Dataset extract:
☆ ☆ ☆ ☆ ☆ ☆ ☆
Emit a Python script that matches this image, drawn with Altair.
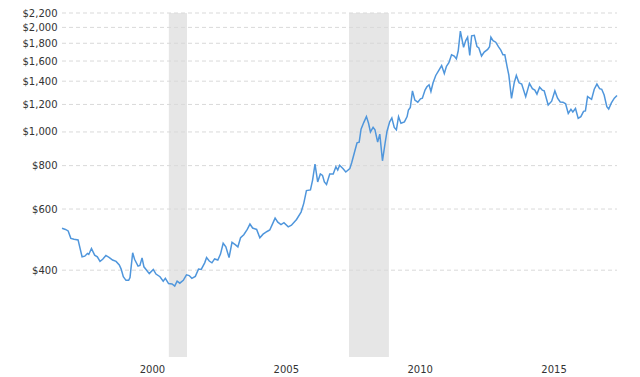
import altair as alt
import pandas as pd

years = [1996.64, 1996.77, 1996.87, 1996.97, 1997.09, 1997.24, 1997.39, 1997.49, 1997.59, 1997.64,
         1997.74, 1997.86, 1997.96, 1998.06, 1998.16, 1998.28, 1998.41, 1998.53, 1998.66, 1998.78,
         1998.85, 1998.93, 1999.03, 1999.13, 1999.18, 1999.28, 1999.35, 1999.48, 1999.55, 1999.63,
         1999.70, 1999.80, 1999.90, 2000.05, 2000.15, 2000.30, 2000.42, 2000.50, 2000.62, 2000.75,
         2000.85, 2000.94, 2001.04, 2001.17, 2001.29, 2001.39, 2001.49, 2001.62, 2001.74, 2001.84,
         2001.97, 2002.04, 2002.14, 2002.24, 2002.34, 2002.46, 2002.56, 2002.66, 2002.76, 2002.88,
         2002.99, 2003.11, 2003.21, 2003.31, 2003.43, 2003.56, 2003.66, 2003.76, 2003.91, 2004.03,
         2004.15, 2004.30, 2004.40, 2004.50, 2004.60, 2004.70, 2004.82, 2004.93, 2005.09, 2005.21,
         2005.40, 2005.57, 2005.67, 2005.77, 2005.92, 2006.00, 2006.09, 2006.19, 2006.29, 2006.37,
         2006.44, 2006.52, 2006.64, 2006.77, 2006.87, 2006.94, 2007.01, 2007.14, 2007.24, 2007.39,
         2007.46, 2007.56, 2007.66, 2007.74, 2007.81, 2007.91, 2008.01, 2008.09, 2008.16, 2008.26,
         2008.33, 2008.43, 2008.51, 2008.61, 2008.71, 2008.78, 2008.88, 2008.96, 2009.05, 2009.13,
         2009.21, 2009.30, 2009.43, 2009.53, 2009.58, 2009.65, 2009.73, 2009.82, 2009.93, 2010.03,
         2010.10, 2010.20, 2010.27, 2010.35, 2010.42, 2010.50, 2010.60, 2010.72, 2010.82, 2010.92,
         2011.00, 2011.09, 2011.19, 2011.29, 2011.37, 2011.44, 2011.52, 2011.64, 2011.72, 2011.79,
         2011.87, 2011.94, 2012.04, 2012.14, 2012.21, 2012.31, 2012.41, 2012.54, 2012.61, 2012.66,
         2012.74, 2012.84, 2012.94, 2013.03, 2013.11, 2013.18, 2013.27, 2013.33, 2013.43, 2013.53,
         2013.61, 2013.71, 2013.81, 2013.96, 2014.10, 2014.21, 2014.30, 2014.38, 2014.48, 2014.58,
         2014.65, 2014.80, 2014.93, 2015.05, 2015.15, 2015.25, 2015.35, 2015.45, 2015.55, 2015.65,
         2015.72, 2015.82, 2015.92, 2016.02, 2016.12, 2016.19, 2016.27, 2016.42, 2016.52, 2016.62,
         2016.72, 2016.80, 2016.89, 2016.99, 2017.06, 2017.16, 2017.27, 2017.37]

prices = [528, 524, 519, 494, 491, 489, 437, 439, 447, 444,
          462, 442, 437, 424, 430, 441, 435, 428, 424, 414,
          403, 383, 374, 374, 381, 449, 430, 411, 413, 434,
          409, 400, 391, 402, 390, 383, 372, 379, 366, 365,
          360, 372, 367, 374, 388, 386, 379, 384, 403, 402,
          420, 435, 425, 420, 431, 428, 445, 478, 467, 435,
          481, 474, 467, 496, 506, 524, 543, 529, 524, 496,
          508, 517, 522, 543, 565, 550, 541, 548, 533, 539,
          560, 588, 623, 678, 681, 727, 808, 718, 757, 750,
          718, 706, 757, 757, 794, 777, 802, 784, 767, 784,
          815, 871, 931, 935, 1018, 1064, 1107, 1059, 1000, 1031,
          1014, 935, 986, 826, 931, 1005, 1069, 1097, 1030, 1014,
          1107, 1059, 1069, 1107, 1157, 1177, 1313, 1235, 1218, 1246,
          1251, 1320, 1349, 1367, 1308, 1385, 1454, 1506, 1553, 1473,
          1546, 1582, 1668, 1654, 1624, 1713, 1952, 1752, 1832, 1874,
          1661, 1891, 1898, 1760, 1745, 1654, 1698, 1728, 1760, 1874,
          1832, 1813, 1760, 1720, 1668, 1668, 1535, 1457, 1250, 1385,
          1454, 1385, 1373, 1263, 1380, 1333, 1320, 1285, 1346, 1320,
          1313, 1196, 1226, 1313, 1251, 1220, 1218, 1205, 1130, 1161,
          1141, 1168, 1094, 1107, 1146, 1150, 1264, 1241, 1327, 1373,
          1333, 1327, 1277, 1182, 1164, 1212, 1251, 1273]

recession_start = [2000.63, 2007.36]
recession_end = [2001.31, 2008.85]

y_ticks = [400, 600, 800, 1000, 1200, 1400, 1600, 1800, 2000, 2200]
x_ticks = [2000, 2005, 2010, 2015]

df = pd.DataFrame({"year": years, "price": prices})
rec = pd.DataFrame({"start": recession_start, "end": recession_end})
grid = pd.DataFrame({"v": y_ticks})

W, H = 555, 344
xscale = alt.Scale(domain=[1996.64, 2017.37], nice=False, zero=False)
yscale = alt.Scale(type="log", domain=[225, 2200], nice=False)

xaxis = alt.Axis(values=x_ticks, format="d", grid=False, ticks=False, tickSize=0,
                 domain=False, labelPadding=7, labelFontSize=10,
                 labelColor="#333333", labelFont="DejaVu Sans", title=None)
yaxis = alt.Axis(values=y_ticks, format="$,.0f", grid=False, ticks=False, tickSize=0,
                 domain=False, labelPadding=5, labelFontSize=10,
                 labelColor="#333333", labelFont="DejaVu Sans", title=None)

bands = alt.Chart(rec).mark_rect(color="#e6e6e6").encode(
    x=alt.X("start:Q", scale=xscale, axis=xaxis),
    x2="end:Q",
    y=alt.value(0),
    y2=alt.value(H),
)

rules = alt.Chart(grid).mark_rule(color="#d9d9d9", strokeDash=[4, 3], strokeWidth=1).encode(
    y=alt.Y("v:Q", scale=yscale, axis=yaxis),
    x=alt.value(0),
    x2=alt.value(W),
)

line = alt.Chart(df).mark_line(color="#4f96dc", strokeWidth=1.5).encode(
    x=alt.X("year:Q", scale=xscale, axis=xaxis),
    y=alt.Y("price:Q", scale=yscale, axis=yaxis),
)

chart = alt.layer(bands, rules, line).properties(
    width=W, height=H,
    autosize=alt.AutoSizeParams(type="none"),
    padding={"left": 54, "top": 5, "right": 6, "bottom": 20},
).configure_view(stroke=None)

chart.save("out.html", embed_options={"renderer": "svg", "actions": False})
☆ ☆ ☆ ☆ ☆ ☆ ☆
Task instructions: Repeat, with no pictures, each line from the beginning of the data through the line containing "import pandas as pd", inclusive.

Problem solution:
Emit a Python script that matches this image, drawn with Altair.
import altair as alt
import pandas as pd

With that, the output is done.